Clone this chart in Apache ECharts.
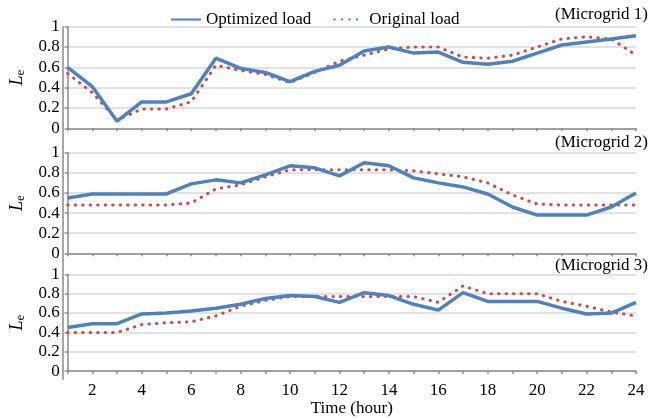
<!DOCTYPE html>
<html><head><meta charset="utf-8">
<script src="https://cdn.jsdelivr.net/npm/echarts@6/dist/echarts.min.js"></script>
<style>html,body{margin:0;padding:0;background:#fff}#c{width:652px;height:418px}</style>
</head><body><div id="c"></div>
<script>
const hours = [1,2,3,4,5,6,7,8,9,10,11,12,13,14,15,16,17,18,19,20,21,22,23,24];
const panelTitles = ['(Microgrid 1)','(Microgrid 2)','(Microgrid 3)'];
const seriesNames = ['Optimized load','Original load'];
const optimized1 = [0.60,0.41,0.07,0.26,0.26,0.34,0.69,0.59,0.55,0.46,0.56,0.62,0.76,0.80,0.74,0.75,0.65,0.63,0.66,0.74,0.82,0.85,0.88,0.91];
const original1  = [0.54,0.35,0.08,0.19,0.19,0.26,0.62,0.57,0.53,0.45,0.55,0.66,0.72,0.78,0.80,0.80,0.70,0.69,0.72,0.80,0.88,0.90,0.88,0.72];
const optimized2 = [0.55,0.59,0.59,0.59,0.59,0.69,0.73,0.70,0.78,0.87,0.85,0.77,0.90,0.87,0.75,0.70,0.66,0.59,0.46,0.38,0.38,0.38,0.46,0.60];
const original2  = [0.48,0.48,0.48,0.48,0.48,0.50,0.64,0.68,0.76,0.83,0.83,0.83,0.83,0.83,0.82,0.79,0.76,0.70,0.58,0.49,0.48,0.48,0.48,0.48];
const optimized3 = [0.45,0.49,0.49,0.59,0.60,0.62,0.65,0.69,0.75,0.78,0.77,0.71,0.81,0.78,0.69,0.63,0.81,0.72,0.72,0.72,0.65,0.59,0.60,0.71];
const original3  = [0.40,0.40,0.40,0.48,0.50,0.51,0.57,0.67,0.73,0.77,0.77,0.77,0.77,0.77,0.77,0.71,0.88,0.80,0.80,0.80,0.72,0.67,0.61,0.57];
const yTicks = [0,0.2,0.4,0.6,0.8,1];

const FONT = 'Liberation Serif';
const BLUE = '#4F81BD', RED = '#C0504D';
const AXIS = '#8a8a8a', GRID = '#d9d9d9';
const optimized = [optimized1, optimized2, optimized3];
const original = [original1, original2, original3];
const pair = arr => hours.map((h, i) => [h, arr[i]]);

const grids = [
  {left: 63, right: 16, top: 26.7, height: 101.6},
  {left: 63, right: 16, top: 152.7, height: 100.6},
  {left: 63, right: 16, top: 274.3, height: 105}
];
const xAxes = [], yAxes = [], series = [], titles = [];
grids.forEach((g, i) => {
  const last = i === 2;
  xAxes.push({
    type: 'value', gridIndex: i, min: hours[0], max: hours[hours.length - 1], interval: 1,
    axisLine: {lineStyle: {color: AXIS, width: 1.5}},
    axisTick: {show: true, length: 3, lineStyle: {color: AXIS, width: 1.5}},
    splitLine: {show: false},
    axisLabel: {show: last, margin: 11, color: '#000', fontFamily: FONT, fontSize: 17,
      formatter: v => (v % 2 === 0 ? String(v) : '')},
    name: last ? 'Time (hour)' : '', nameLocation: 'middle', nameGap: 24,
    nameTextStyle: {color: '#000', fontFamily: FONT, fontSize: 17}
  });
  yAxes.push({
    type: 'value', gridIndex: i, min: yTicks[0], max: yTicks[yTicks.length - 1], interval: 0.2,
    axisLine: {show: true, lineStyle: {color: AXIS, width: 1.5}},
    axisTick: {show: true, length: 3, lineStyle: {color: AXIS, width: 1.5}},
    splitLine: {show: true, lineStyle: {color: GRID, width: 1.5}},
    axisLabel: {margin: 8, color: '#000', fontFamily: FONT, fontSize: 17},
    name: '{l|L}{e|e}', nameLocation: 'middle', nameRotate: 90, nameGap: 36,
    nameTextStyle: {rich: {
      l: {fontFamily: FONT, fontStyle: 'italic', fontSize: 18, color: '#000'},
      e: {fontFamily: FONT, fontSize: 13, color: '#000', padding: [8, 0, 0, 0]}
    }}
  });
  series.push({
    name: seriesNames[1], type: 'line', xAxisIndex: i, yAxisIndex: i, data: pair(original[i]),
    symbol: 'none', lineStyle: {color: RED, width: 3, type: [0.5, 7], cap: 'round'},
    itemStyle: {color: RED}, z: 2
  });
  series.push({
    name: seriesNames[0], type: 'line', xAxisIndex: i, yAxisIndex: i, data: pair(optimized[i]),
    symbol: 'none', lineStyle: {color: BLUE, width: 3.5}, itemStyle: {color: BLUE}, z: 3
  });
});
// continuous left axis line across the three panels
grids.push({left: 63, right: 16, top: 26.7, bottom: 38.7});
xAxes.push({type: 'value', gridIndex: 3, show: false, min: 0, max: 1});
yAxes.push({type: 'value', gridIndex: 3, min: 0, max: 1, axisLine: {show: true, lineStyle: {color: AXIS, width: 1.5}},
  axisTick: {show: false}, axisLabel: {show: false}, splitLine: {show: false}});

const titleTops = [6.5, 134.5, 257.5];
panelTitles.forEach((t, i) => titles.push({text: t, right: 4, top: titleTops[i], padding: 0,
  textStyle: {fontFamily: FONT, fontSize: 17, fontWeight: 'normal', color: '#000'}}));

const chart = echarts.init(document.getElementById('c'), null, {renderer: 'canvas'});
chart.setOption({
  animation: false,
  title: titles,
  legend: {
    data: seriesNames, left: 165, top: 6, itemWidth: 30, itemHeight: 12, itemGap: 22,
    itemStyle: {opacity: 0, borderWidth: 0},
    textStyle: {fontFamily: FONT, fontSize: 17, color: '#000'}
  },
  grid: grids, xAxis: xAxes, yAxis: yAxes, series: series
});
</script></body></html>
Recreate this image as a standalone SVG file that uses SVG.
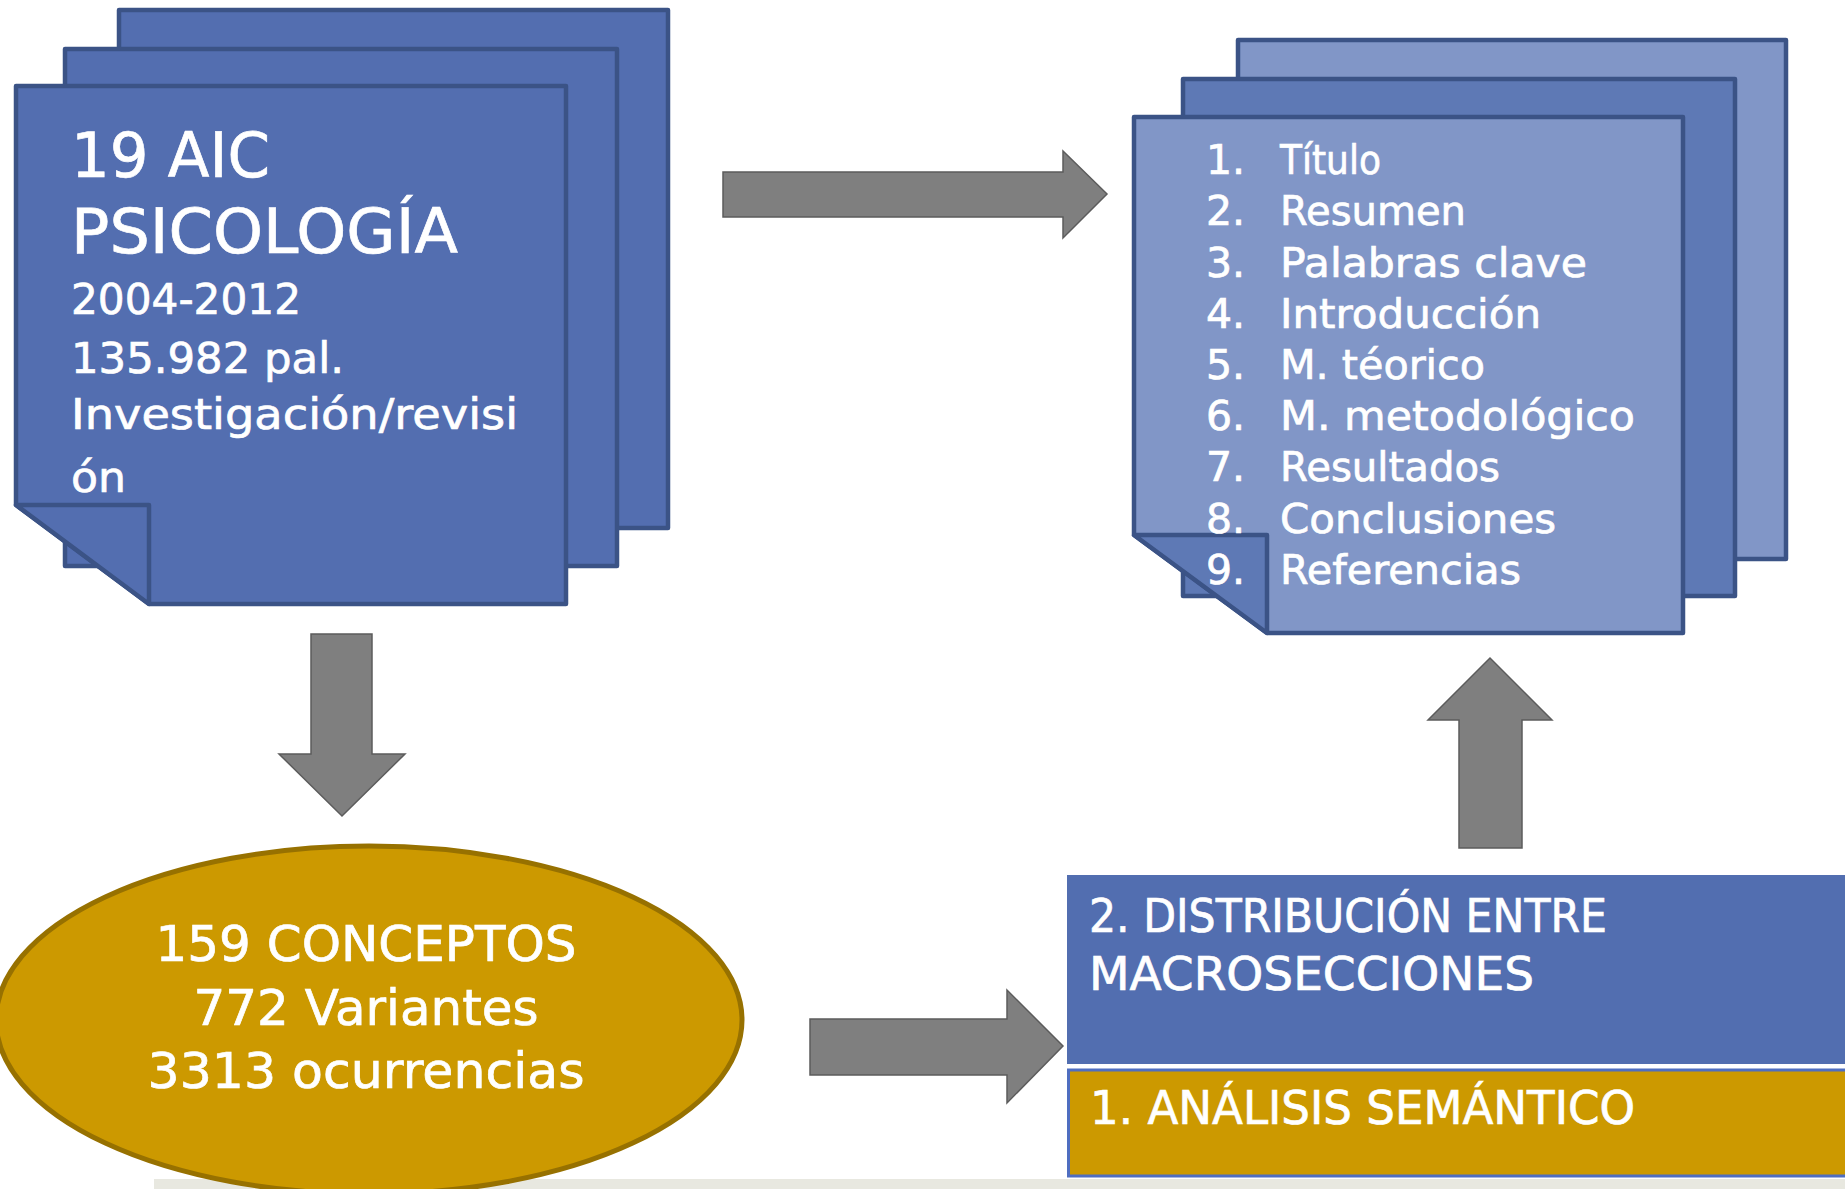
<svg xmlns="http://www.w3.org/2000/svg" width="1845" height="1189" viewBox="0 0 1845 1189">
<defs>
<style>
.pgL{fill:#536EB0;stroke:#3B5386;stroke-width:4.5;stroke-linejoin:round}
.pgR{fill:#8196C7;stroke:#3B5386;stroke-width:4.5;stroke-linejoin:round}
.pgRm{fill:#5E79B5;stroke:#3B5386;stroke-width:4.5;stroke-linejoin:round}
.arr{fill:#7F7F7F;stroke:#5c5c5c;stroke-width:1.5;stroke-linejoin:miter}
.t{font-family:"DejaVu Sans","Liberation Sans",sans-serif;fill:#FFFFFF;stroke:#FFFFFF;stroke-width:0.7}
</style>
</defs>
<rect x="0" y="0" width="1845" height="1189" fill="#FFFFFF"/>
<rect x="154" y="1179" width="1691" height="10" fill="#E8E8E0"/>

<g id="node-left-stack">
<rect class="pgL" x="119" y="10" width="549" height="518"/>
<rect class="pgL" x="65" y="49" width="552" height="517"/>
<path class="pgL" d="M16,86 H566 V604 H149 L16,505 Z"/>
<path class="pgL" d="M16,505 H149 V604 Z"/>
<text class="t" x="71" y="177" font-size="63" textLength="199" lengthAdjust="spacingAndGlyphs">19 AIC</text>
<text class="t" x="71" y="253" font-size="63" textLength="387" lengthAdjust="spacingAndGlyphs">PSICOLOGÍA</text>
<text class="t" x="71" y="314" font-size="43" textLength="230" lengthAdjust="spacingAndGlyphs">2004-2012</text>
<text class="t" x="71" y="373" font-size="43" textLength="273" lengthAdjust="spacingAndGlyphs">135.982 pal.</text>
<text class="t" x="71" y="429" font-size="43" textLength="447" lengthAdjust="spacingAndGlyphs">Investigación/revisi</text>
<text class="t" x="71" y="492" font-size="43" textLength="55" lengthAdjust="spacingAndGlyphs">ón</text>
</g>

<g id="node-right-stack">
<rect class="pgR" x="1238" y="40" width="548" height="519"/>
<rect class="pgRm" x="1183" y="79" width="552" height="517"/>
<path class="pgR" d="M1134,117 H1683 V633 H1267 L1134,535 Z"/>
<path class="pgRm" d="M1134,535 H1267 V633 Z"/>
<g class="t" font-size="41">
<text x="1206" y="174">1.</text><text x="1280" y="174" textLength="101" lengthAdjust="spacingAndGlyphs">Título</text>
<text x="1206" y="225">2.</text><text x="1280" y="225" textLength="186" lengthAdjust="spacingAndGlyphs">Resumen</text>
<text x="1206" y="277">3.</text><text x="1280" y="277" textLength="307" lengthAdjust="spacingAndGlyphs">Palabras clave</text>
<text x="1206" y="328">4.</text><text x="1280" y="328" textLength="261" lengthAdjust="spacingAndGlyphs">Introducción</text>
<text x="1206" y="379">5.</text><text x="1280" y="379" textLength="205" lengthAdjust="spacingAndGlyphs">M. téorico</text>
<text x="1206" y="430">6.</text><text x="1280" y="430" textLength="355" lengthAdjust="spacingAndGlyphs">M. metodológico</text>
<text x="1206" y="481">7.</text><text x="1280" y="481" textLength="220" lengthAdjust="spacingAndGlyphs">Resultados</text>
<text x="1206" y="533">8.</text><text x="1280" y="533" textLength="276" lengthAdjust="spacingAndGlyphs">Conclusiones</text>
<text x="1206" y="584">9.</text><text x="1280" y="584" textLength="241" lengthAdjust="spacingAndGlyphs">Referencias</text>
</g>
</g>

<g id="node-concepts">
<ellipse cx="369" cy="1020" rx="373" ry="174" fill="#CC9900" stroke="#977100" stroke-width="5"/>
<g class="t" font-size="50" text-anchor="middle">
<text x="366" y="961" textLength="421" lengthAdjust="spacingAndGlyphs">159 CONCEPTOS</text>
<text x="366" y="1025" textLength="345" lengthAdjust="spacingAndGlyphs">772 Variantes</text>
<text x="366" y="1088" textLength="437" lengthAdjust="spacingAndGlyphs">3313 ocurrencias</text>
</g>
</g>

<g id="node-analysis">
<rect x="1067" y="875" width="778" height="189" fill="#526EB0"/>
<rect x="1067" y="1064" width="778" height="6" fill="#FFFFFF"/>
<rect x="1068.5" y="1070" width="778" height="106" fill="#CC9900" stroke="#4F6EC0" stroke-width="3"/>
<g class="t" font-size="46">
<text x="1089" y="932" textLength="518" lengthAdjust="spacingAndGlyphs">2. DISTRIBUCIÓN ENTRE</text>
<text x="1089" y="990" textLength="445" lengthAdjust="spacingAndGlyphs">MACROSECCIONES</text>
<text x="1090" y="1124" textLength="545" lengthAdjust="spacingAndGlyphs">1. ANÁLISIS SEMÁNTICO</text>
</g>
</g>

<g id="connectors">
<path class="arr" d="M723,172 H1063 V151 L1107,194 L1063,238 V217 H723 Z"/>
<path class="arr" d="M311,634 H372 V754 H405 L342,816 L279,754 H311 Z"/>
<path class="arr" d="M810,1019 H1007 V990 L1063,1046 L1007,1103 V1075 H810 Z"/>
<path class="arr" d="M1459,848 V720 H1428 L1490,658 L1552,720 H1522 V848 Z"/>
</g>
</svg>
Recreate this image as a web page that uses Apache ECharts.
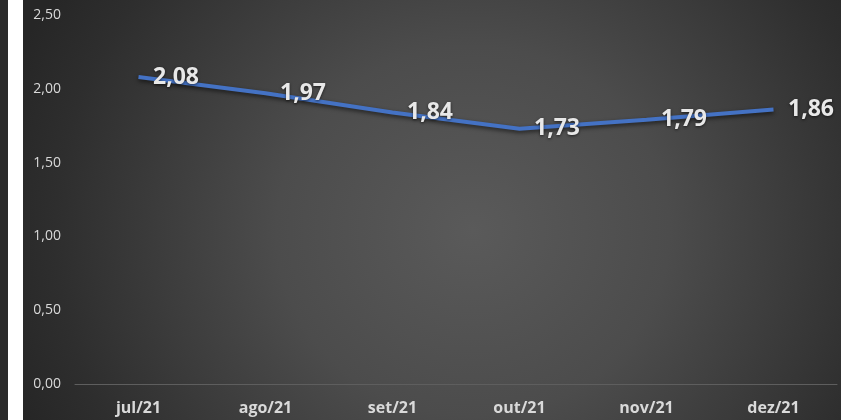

(What to produce):
Each line from the top of the material through the line containing "const pair = arr" should be reproduced exactly; please drop any images.

(Finished answer):
Clone this chart in Apache ECharts.
<!DOCTYPE html>
<html><head><meta charset="utf-8">
<script src="https://cdn.jsdelivr.net/npm/echarts@6/dist/echarts.min.js"></script>
<style>html,body{margin:0;padding:0;background:#fff}#c{width:652px;height:418px}</style>
</head><body><div id="c"></div>
<script>
const hours = [1,2,3,4,5,6,7,8,9,10,11,12,13,14,15,16,17,18,19,20,21,22,23,24];
const panelTitles = ['(Microgrid 1)','(Microgrid 2)','(Microgrid 3)'];
const seriesNames = ['Optimized load','Original load'];
const optimized1 = [0.60,0.41,0.07,0.26,0.26,0.34,0.69,0.59,0.55,0.46,0.56,0.62,0.76,0.80,0.74,0.75,0.65,0.63,0.66,0.74,0.82,0.85,0.88,0.91];
const original1  = [0.54,0.35,0.08,0.19,0.19,0.26,0.62,0.57,0.53,0.45,0.55,0.66,0.72,0.78,0.80,0.80,0.70,0.69,0.72,0.80,0.88,0.90,0.88,0.72];
const optimized2 = [0.55,0.59,0.59,0.59,0.59,0.69,0.73,0.70,0.78,0.87,0.85,0.77,0.90,0.87,0.75,0.70,0.66,0.59,0.46,0.38,0.38,0.38,0.46,0.60];
const original2  = [0.48,0.48,0.48,0.48,0.48,0.50,0.64,0.68,0.76,0.83,0.83,0.83,0.83,0.83,0.82,0.79,0.76,0.70,0.58,0.49,0.48,0.48,0.48,0.48];
const optimized3 = [0.45,0.49,0.49,0.59,0.60,0.62,0.65,0.69,0.75,0.78,0.77,0.71,0.81,0.78,0.69,0.63,0.81,0.72,0.72,0.72,0.65,0.59,0.60,0.71];
const original3  = [0.40,0.40,0.40,0.48,0.50,0.51,0.57,0.67,0.73,0.77,0.77,0.77,0.77,0.77,0.77,0.71,0.88,0.80,0.80,0.80,0.72,0.67,0.61,0.57];
const yTicks = [0,0.2,0.4,0.6,0.8,1];

const FONT = 'Liberation Serif';
const BLUE = '#4F81BD', RED = '#C0504D';
const AXIS = '#8a8a8a', GRID = '#d9d9d9';
const optimized = [optimized1, optimized2, optimized3];
const original = [original1, original2, original3];
const pair = arr => hours.map((h, i) => [h, arr[i]]);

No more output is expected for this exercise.